Once you've done the "Baix Ebre" (Low Ebro - 25 kilometer) stretch you're a convert and start on the stage which goes from Pinell de Brai to Arnés (30 kilometers). I do the Vias in stages. I search Google Earth for the stations then drive thre and do a "stage walk" of about 20 kilometers out and back, usually taking in a station or two.
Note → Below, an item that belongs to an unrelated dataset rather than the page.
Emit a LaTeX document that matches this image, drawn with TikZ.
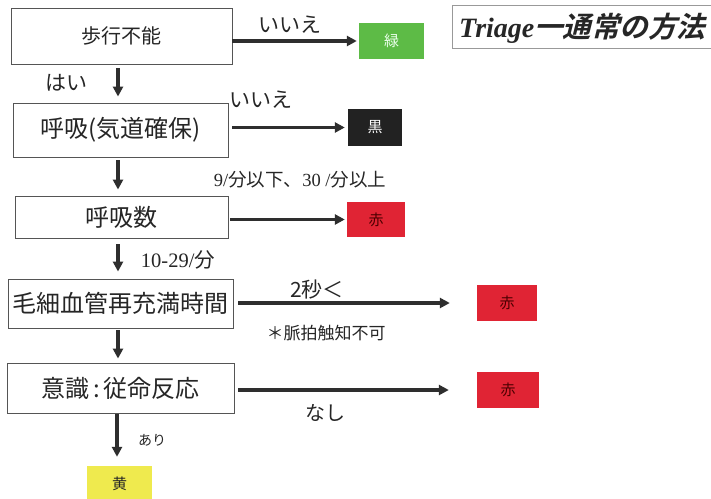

By doing it this way I completed this section, known as the Via verde de Terra Alta (the High Country) in three stages.
Mrs Max looks out over the Ebro Valley near Benifallet.
The Via goes on from Arnés towards Alcañiz in the province of Teruel, and i've done all of the paved stretches, and look forward to doing more when they're completed.
Meanwhile we've also been in winter to the Vias in Girona province and have investigated many of the other Vias all over Spain.
CONTACT INFORMATION: The Via Verde de Baix Ebre lies mainly in the "Parc Nacional de Les Ports". The entrance to the South end of the Via is at Roquetes (Tortosa). Drive down the AP7 taking the Tortosa/Aldea exit and follow the dual carriageway to Tortosa. When you get to a roundabout with a "Star" motif turn left over the river for "Roquetes/Gandesa". Follow through Roquetes finding signs to "Informacio PN Les Ports" these bring you to the edge of town, and on the left the information office. You can park by the offices and the entrance to the Via verde is across the road. Office opening hours 10 - 13 and 17 - 20 Mon-Sat. 10 - 13 Sundays.
Walk: Sant Joan to Albarca, Montsant Mountains.
This is a fairly easy walk for the moderately fit. 7.2 kms. 190metres max. displacement. It is mostly level, but you'll want to wear good trainers with some grip, take 1 litre of water and maybe a sandwich or a couple of biscuits in a small rucksack. Mobile phone, switched off just in case of problems, and a pair of Binoculars.
How to get there: From Reus or Salou: Take the Westbound T-11 Reus bypass towards Falset. This ends just past Reus and becomes the N-420, shortly after there's a right turn to Borges del Camp and Alforja (C-242) Follow this to Cornudella de Montsant, passing through there until just as you leave town there's a tarmac track on the left (opposite a sign for Panta de Siurana) which takes you up (3 kms) to the Chapel of Sant Joan de Codolar. It's a narrow track, steep and winding but paved all the way so an ordinary car driven carefully can make it. Park outside the chapel and walk into the yard. Keeping right, you pass between the chapel building and the steep rocks and arrive at a signpost to "Albarca" which you follow. You are now on the GR174 which is signalled periodically with White over red blaze marks. Note that parallel blaze marks mean "correct route" crossed marks mean "wrong route". There's only one point where you can go wrong so watch for it. You continue along the lamost level route 'til you get to the Refuge of Albarca.
The views over the valley are fine, and if there's a breeze it's a special treat. Watch out for local fauna. In Winter and spring you might see wild goats and lots of flowers after rains. In high summer, lizards and the occasional snake.
The return path is the same. When you get back to the Chapel, after a rest go into Cornudella for something to eat or go down to the Siurana reservoir for a swim in summer. You can also rent canoes there in season.
This shows the rock ledge that the trail follows.